**** GIVEN DATA ****

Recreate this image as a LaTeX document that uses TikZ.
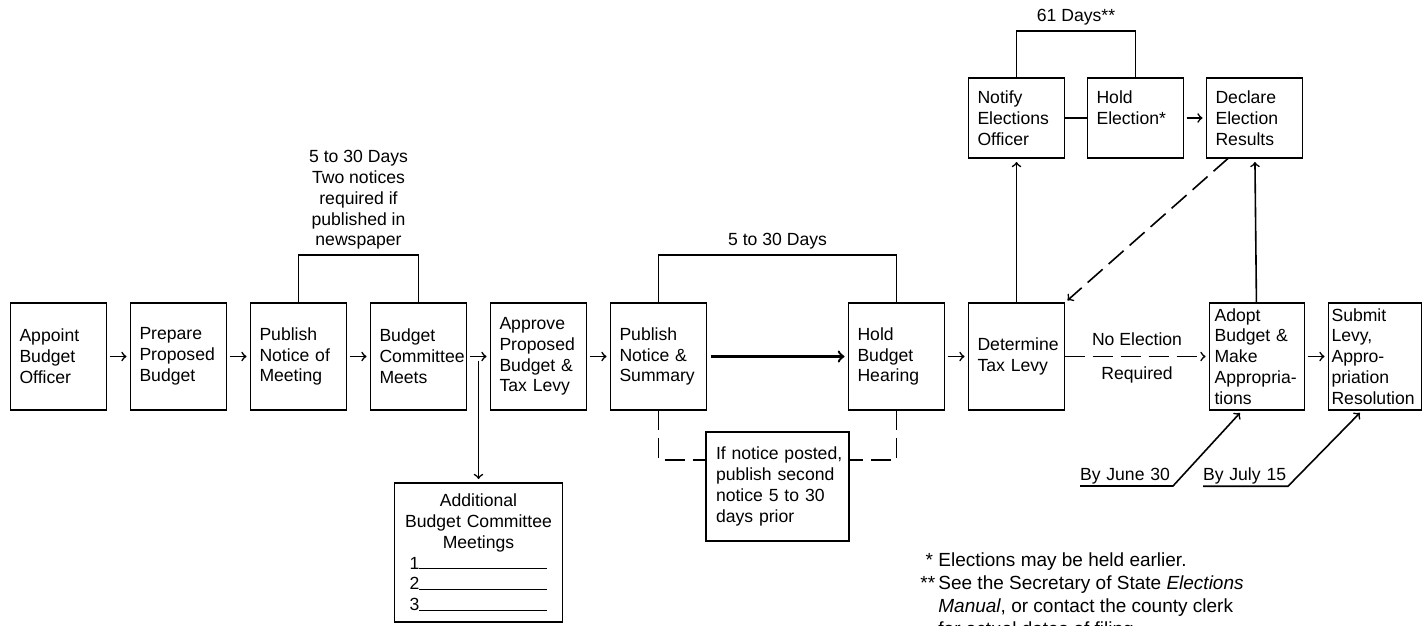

****
**** GIVEN DATA ****

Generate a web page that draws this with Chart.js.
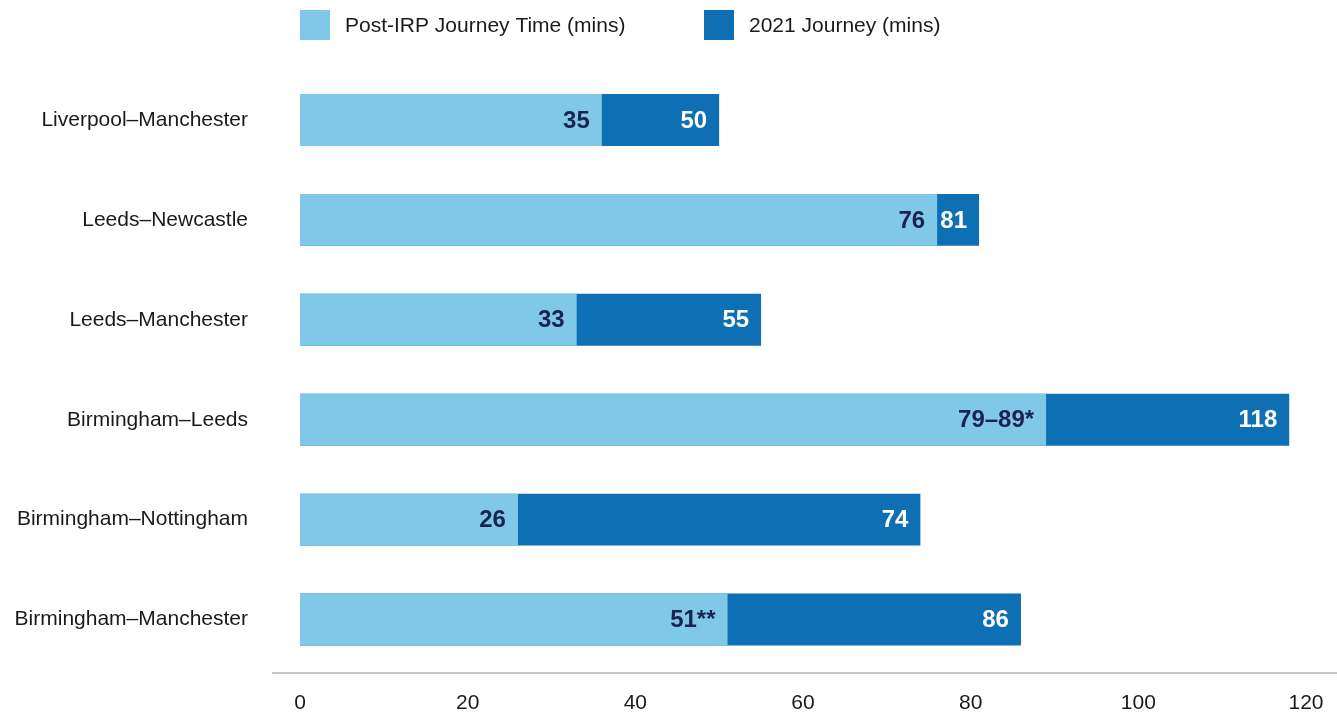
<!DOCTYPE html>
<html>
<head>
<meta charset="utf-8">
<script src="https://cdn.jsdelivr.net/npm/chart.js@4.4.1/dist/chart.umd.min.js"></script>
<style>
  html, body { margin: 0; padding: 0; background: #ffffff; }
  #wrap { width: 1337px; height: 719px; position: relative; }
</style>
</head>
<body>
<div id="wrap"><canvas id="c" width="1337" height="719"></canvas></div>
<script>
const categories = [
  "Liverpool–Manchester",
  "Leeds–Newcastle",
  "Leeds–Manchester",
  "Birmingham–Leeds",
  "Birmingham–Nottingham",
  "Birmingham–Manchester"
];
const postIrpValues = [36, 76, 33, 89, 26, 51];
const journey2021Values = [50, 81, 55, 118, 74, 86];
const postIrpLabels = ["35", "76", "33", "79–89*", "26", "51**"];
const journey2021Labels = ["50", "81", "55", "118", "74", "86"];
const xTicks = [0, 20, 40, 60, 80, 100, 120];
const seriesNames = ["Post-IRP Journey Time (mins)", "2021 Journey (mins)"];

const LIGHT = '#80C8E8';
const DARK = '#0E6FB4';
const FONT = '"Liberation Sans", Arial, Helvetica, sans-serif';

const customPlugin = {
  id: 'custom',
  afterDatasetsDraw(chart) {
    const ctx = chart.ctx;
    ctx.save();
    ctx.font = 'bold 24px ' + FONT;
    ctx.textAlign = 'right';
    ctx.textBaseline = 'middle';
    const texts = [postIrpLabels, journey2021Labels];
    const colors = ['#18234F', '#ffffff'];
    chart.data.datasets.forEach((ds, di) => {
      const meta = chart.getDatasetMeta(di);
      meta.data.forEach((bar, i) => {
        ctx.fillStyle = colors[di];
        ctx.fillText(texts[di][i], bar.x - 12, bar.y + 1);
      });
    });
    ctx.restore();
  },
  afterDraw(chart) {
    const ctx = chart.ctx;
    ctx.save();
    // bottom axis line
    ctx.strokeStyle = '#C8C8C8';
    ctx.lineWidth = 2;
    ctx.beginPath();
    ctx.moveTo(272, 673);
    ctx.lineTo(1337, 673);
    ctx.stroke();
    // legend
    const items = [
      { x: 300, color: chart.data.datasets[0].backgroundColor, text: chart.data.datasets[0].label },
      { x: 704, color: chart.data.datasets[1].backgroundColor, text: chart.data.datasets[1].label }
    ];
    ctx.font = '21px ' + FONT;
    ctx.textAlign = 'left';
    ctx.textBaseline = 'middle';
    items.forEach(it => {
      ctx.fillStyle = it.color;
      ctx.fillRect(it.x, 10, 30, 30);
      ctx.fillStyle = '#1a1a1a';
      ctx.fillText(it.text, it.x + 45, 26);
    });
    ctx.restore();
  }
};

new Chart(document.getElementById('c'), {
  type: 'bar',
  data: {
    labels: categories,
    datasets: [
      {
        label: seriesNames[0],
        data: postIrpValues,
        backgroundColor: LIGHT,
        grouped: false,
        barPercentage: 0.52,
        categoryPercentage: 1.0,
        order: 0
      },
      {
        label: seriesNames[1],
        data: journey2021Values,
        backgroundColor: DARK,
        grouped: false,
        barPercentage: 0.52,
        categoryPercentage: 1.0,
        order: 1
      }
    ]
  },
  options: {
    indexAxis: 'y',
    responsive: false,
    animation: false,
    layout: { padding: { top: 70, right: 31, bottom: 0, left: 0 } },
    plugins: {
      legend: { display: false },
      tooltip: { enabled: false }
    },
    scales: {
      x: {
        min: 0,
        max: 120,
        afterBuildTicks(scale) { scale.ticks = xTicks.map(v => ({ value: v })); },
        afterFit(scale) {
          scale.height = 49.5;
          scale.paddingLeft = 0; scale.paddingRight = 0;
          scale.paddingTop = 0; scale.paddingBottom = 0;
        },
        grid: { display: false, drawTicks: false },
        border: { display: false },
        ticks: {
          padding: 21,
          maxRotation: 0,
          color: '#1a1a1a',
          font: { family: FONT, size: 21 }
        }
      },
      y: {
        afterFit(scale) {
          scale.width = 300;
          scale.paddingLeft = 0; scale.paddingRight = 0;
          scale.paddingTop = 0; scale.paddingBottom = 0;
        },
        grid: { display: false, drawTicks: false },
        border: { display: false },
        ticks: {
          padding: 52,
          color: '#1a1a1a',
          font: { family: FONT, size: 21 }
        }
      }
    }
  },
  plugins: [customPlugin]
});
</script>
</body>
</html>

****
**** GIVEN DATA ****

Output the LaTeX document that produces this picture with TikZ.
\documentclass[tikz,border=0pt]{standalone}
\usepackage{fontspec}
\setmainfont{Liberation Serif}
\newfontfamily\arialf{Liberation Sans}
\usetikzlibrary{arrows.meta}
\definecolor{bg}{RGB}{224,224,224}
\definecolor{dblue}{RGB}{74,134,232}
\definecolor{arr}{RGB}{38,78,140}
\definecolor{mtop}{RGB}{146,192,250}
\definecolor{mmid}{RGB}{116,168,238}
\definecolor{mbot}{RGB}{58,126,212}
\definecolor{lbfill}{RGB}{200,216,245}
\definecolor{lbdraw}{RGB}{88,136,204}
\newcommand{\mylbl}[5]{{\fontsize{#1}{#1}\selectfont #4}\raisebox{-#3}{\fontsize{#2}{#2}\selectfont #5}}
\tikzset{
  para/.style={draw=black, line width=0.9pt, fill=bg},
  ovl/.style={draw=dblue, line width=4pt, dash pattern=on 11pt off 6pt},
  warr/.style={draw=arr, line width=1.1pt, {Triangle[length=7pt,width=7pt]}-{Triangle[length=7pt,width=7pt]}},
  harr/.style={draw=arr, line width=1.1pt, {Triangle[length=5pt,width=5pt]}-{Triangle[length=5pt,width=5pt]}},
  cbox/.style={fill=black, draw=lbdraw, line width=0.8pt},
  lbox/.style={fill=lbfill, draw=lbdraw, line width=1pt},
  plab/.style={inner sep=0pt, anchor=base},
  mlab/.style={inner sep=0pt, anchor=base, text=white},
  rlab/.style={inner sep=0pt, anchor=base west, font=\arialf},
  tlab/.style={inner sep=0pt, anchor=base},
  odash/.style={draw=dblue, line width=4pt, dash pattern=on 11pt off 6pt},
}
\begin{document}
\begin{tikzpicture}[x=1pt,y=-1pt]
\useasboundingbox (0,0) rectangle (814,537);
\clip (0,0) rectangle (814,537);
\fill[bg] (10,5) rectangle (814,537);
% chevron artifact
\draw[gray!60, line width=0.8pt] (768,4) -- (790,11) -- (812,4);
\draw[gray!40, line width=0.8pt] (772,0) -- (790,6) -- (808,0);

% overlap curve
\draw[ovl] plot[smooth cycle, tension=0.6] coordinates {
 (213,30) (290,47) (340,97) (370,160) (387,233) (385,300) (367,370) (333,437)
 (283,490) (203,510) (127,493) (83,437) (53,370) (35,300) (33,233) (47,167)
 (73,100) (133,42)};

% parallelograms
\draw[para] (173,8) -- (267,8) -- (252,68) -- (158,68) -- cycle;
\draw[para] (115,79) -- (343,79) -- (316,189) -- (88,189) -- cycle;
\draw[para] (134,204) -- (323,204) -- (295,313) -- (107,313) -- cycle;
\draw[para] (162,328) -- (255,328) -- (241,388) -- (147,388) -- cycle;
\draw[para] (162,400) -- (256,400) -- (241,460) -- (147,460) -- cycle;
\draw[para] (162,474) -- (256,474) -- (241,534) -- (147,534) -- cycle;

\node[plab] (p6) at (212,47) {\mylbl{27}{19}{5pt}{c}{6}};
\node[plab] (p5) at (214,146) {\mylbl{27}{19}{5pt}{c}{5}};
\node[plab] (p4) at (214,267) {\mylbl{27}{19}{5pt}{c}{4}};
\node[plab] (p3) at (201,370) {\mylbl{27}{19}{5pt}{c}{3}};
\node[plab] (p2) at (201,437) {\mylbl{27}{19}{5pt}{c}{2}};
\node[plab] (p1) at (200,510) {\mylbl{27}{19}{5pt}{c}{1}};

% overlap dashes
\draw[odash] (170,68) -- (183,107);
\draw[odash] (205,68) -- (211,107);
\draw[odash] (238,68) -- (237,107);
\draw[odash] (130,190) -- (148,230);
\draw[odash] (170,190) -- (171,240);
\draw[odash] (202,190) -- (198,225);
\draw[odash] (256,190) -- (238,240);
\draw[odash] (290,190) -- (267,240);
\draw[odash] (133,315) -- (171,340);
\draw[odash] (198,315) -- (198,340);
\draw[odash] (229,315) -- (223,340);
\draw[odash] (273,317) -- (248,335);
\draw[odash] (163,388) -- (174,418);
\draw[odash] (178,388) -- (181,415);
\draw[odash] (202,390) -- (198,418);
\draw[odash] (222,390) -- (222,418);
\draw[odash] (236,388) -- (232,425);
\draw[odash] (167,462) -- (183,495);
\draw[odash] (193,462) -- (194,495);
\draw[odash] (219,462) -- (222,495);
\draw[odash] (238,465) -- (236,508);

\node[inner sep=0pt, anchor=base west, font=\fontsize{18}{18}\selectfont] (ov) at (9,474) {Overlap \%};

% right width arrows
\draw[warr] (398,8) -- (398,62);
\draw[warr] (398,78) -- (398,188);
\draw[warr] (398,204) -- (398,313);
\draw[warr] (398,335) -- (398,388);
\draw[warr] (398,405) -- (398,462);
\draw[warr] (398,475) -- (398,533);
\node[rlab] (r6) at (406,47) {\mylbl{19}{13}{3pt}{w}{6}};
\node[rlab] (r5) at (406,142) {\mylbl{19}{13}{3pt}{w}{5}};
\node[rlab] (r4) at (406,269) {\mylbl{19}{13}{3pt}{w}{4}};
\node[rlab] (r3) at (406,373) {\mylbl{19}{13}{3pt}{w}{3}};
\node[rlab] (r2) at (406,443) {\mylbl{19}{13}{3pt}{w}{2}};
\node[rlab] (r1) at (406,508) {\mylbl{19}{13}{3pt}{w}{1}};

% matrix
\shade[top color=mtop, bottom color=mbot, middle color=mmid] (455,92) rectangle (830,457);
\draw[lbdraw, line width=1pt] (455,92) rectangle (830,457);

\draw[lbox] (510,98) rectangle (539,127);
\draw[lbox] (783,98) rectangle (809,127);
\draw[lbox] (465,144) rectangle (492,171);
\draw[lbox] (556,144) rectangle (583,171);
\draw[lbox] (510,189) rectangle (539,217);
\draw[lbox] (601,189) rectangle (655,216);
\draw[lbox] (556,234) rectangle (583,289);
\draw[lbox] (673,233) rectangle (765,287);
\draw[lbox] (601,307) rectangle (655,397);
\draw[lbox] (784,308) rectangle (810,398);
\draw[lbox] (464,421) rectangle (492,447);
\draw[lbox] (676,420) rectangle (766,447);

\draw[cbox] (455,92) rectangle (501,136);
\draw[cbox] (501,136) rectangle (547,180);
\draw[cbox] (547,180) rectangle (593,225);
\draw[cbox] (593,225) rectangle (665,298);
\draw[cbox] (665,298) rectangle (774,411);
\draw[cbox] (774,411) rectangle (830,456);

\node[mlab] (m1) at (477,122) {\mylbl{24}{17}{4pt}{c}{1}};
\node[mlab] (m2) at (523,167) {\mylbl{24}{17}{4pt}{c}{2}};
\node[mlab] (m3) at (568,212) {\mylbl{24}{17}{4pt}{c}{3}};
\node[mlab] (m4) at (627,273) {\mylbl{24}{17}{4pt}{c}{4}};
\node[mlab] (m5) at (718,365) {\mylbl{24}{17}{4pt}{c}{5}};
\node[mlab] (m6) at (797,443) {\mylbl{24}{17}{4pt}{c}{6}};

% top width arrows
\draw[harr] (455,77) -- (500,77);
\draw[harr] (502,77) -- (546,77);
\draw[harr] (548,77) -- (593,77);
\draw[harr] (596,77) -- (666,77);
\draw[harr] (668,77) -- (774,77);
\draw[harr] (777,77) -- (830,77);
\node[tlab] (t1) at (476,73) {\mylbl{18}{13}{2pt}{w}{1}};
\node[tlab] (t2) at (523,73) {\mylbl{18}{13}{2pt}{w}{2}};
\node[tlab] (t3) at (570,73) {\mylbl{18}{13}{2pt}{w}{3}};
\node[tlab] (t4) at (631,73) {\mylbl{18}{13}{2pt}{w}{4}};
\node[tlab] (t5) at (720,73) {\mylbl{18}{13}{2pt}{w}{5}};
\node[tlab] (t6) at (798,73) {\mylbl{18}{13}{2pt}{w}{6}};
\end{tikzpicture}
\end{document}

****

_REQUIRED WORK_
Extract every line containing the string "that" from the material.

_FULL SOLUTION_
Recreate this image as a LaTeX document that uses TikZ.
Generate a web page that draws this with Chart.js.
Output the LaTeX document that produces this picture with TikZ.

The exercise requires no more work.